The most unusual part of Kinew’s reported comment was not the tariff condition but the Epstein-files line. That moved the conversation from a trade dispute into a volatile piece of American political theater. By 2026, the U.S. Justice Department had already published millions of pages under the Epstein Files Transparency Act, and the department’s own watchdog had launched a review of how those releases were handled. In other words, the files were already a live and messy transparency issue in Washington when Kinew invoked them.

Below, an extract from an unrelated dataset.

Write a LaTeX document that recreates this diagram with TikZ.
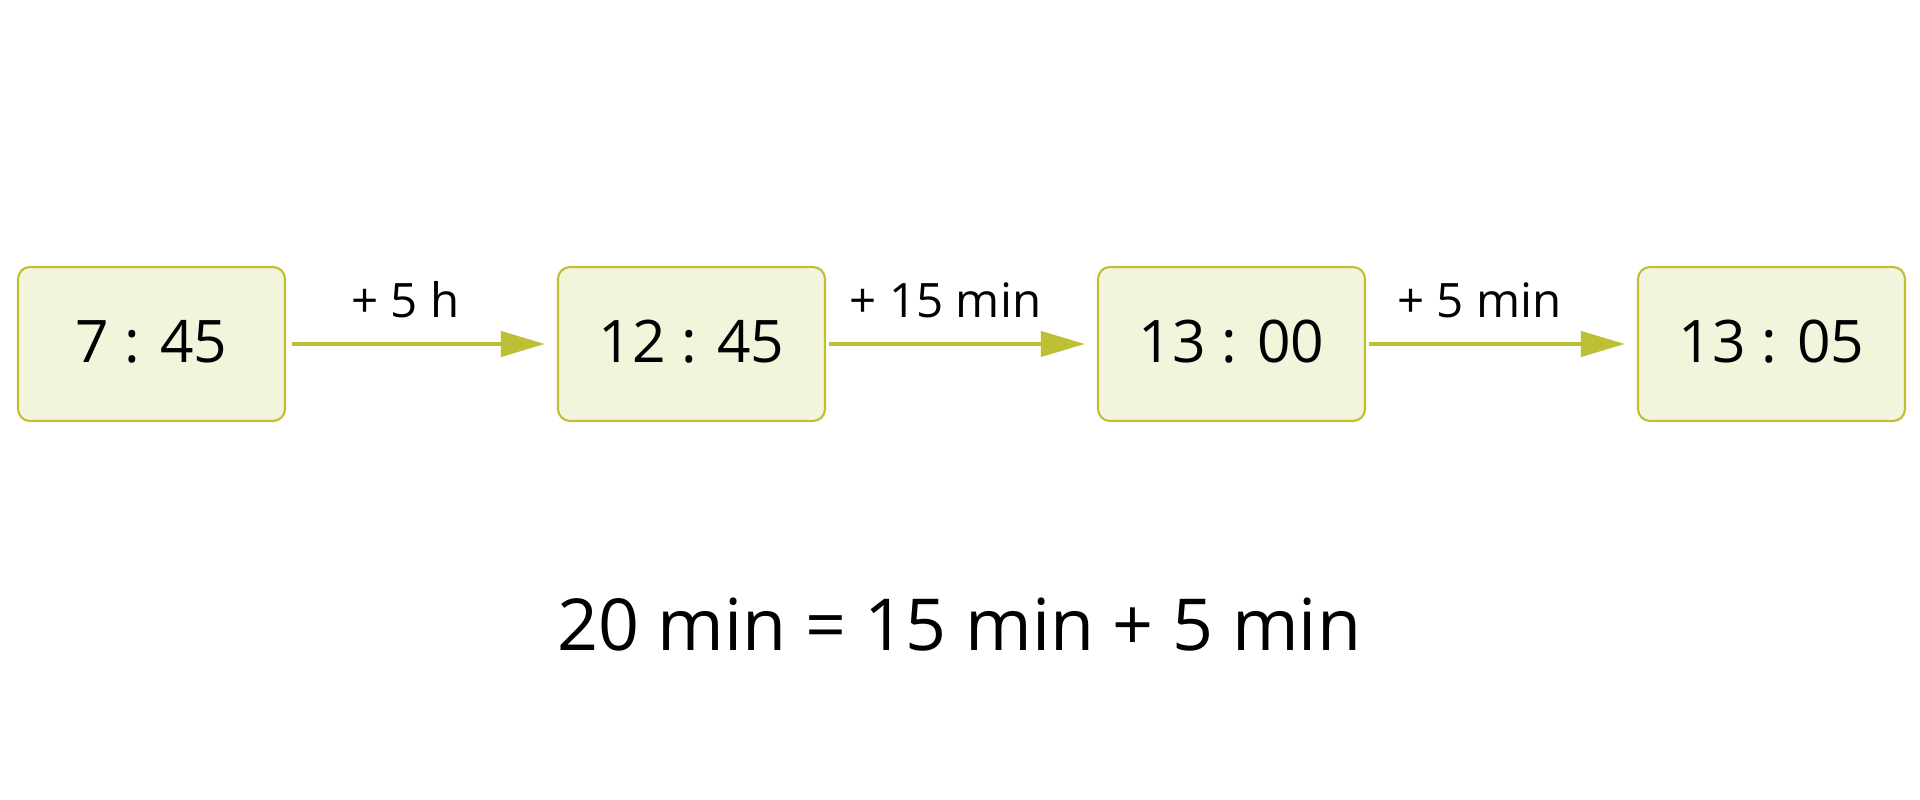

That mattered because the remark changed the register of the story. It was no longer just about Manitoba’s economic retaliation; it became a jab aimed at the wider legitimacy problems surrounding Trump-era politics in the United States. Whether that was clever, reckless or both depends on the audience. Supporters could see it as a sharp expression of frustration. Critics could see it as a distraction that mixed unrelated controversies into trade policy. Either way, it reflected the current media environment: economic disputes no longer stay economic for long. They are pulled almost instantly into the same spectacle machine that governs everything else.

This Was Really About Trust in the Canada-U.S. Relationship

At the deepest level, the Manitoba story was about trust. Tariffs are damaging, but unpredictability can be just as corrosive. When businesses, provinces and consumers stop believing the rules will stay stable, they begin looking for substitutes, domestic partners and symbolic ways to harden their position. Manitoba’s stance reflected that mood. The province was not only answering specific U.S. measures; it was reacting to a broader sense that the trading relationship had become more erratic, more politicized and less dependable than it once appeared.

That is why a liquor policy could resonate so far beyond the liquor file. It captured a wider Canadian fear that the old assumptions about cross-border commerce no longer held. Provinces started experimenting with tools once treated as too theatrical or too blunt, and consumers increasingly followed them with buy-local behaviour of their own. Manitoba’s message, whatever one thinks of its tone, fit that moment precisely. It suggested that in the current phase of Canada-U.S. relations, sovereignty is not only defended at negotiating tables. It is also performed in procurement rules, shopping habits and, sometimes, the empty spaces left on a store shelf.